The k8s.serviceAccount
represents the Kubernetes service account that should be used to grant the execution permission to jobs launched by Nextflow. You can find more details how to configure it as the following link.
Having the above configuration in place, you can run your pipeline using the following command:
nextflow run <YOUR PIPELINE> -work-dir s3://<YOUR BUCKET>/scratch
Note
You an also use Fusion and Kubernetes with Azure Blob Storage and Google Storage using the same deployment approach.
Local execution with AWS S3
Fusion file system allows the use of an S3 bucket as a pipeline work directory with the Nextflow local executor. This configuration requires the use of Docker (or similar container engine) for the execution of your pipeline tasks.

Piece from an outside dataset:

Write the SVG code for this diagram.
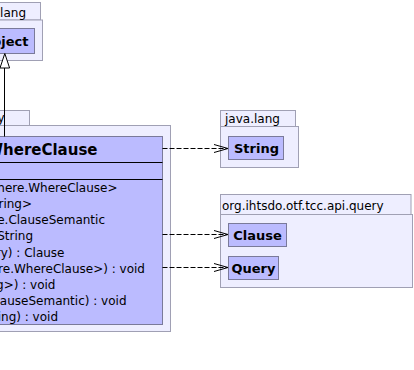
<svg xmlns="http://www.w3.org/2000/svg" width="414" height="370" viewBox="0 0 414 370">
  <style>
    .pkg { fill: #EEEEFF; stroke: #A0A0B4; stroke-width: 1; }
    .cls { fill: #BBBBFF; stroke: #7A7A9A; stroke-width: 1; }
    .sep { stroke: #000000; stroke-width: 1; }
    .pkgname { font-family: "DejaVu Sans", sans-serif; font-size: 12px; fill: #000000; }
    .clsname { font-family: "DejaVu Sans", sans-serif; font-weight: bold; font-size: 13px; fill: #000000; }
    .bigname { font-family: "DejaVu Sans", sans-serif; font-weight: bold; font-size: 15px; fill: #000000; }
    .member { font-family: "DejaVu Sans", sans-serif; font-size: 12px; fill: #000000; text-anchor: end; }
    .dep { fill: none; stroke: #000000; stroke-width: 1; stroke-dasharray: 5,2; }
    .head { fill: none; stroke: #000000; stroke-width: 1; }
    .gen { fill: none; stroke: #000000; stroke-width: 1; }
  </style>

  <!-- package java.lang (top left) -->
  <g id="pkg-java-lang-top">
    <rect class="pkg" x="-60" y="2.5" width="100.5" height="17.5"/>
    <rect class="pkg" x="-60" y="20" width="102.5" height="40.5"/>
    <text class="pkgname" x="26" y="17" text-anchor="end">java.lang</text>
  </g>
  <g id="node-Object">
    <rect class="cls" x="-40" y="28.5" width="74.5" height="25"/>
    <text class="clsname" x="28.5" y="45.5" text-anchor="end">Object</text>
  </g>

  <!-- package org.ihtsdo.otf.tcc.api.query.Where (left) -->
  <g id="pkg-where">
    <rect class="pkg" x="-60" y="110.5" width="89.5" height="15"/>
    <rect class="pkg" x="-60" y="125.5" width="230.5" height="206"/>
    <text class="pkgname" x="4.5" y="122" text-anchor="end">org.ihtsdo.otf.tcc.api.query</text>
  </g>
  <g id="node-WhereClause">
    <rect class="cls" x="-80" y="136.5" width="242.5" height="188"/>
    <line class="sep" x1="-80" y1="162.5" x2="162.5" y2="162.5"/>
    <line class="sep" x1="-80" y1="179.5" x2="162.5" y2="179.5"/>
    <text class="bigname" x="97.5" y="154.5" text-anchor="end">Where.WhereClause</text>
    <text class="member" x="117.5" y="192">List&lt;Where.WhereClause&gt;</text>
    <text class="member" x="32" y="208">List&lt;String&gt;</text>
    <text class="member" x="105" y="224">Where.ClauseSemantic</text>
    <text class="member" x="33" y="240">: String</text>
    <text class="member" x="64.5" y="256.5">query) : Clause</text>
    <text class="member" x="145" y="272.5">List&lt;Where.WhereClause&gt;) : void</text>
    <text class="member" x="55.5" y="288.5">String&gt;) : void</text>
    <text class="member" x="126.5" y="304.5">Where.ClauseSemantic) : void</text>
    <text class="member" x="58" y="320.5">String) : void</text>
  </g>

  <!-- package java.lang (right) -->
  <g id="pkg-java-lang">
    <rect class="pkg" x="220.5" y="110.5" width="75" height="16"/>
    <rect class="pkg" x="220.5" y="126.5" width="78" height="41"/>
    <text class="pkgname" x="225" y="122.5">java.lang</text>
  </g>
  <g id="node-String">
    <rect class="cls" x="228.5" y="136.5" width="55" height="23"/>
    <text class="clsname" x="256.5" y="152.5" text-anchor="middle">String</text>
  </g>

  <!-- package org.ihtsdo.otf.tcc.api.query (right) -->
  <g id="pkg-query">
    <rect class="pkg" x="220.5" y="194.5" width="190.5" height="20"/>
    <rect class="pkg" x="220.5" y="214.5" width="192" height="73"/>
    <text class="pkgname" x="222" y="210">org.ihtsdo.otf.tcc.api.query</text>
  </g>
  <g id="node-Clause">
    <rect class="cls" x="228.5" y="223.5" width="58" height="23"/>
    <text class="clsname" x="257.5" y="239.5" text-anchor="middle">Clause</text>
  </g>
  <g id="node-Query">
    <rect class="cls" x="228.5" y="256.5" width="50" height="23"/>
    <text class="clsname" x="253.5" y="272.5" text-anchor="middle">Query</text>
  </g>

  <!-- connectors -->
  <g id="connectors">
    <!-- WhereClause extends Object -->
    <line class="gen" x1="4.5" y1="68" x2="4.5" y2="136.5"/>
    <polygon points="4.8,53.5 0,68 9.6,68" fill="#FFFFFF" stroke="#000000" stroke-width="1"/>
    <!-- dependencies -->
    <line class="dep" x1="162.5" y1="148.5" x2="228" y2="148.5"/>
    <polyline class="head" points="214,144.5 228,148.5 214,152.5"/>
    <line class="dep" x1="162.5" y1="234.5" x2="228" y2="234.5"/>
    <polyline class="head" points="214,230.5 228,234.5 214,238.5"/>
    <line class="dep" x1="162.5" y1="267.5" x2="228" y2="267.5"/>
    <polyline class="head" points="214,263.5 228,267.5 214,271.5"/>
  </g>
</svg>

The AWS S3 bucket credentials should be made accessible via standard AWS_ACCESS_KEY_ID
and AWS_SECRET_ACCESS_KEY
environment variables.
The following configuration should be added in your Nextflow configuration file:
docker.enabled = true
fusion.enabled = true
fusion.exportStorageCredentials = true
wave.enabled = true
tower.accessToken = '<your platform access token>' // optional
Then you can run your pipeline using the following command:
nextflow run <YOUR PIPELINE> -work-dir s3://<YOUR BUCKET>/scratch
Replace <YOUR PIPELINE>
and <YOUR BUCKET>
with a pipeline script and bucket or your choice, for example:
nextflow run https://github.com/nextflow-io/rnaseq-nf -work-dir s3://nextflow-ci/scratch
Warning
The option fusion.exportStorageCredentials
leaks the AWS credentials on the task launcher script created by Nextflow.
This option should only be used for development purposes.
Local execution with Minio
Minio is an open source, enterprise grade, object storage compatible with AWS S3. Nextflow and Fusion can use Minio (or other S3-compatible object storages) as an alternative to AWS S3 in some deployment scenarios.
This configuration requires the the use of Nextflow local execution and Docker (or similar container engine) for the execution of your pipeline tasks.
For the same of this example, runs a local instance of Minio using this command:
docker run -p 9000:9000 \
--rm -d -p 9001:9001 \
-e "MINIO_ROOT_USER=admin" \
-e "MINIO_ROOT_PASSWORD=secret" \
quay.io/minio/minio server /data --console-address ":9001"
Open the Minio console opening in your browser this address http://localhost:9001
, then create a credentials pair,
and a bucket. For the sake of this example the bucket name foobar
will be used.
The following configuration should be added in your Nextflow configuration file:
aws.accessKey = '<YOUR MINIO ACCESS KEY>'
aws.secretKey = '<YOUR MINIO SECRET KEY>'
aws.client.endpoint = 'http://localhost:9000'
aws.client.s3PathStyleAccess = true
wave.enabled = true
fusion.enabled = true
fusion.exportStorageCredentials = true
docker.enabled = true
tower.accessToken = '<your platform access token>' // optional
Then you can run your pipeline using the following command:
nextflow run <YOUR PIPELINE> -work-dir s3://foobar/scratch
Replace <YOUR PIPELINE>
with a pipeline script and bucket or your choice:
Warning
The option fusion.exportStorageCredentials
leaks the AWS credentials on the task launcher script created by Nextflow.
This option should only be used for development purposes.
Advanced settings
Fusion advanced configuration settings are described in the Fusion section on the Nextflow configuration page.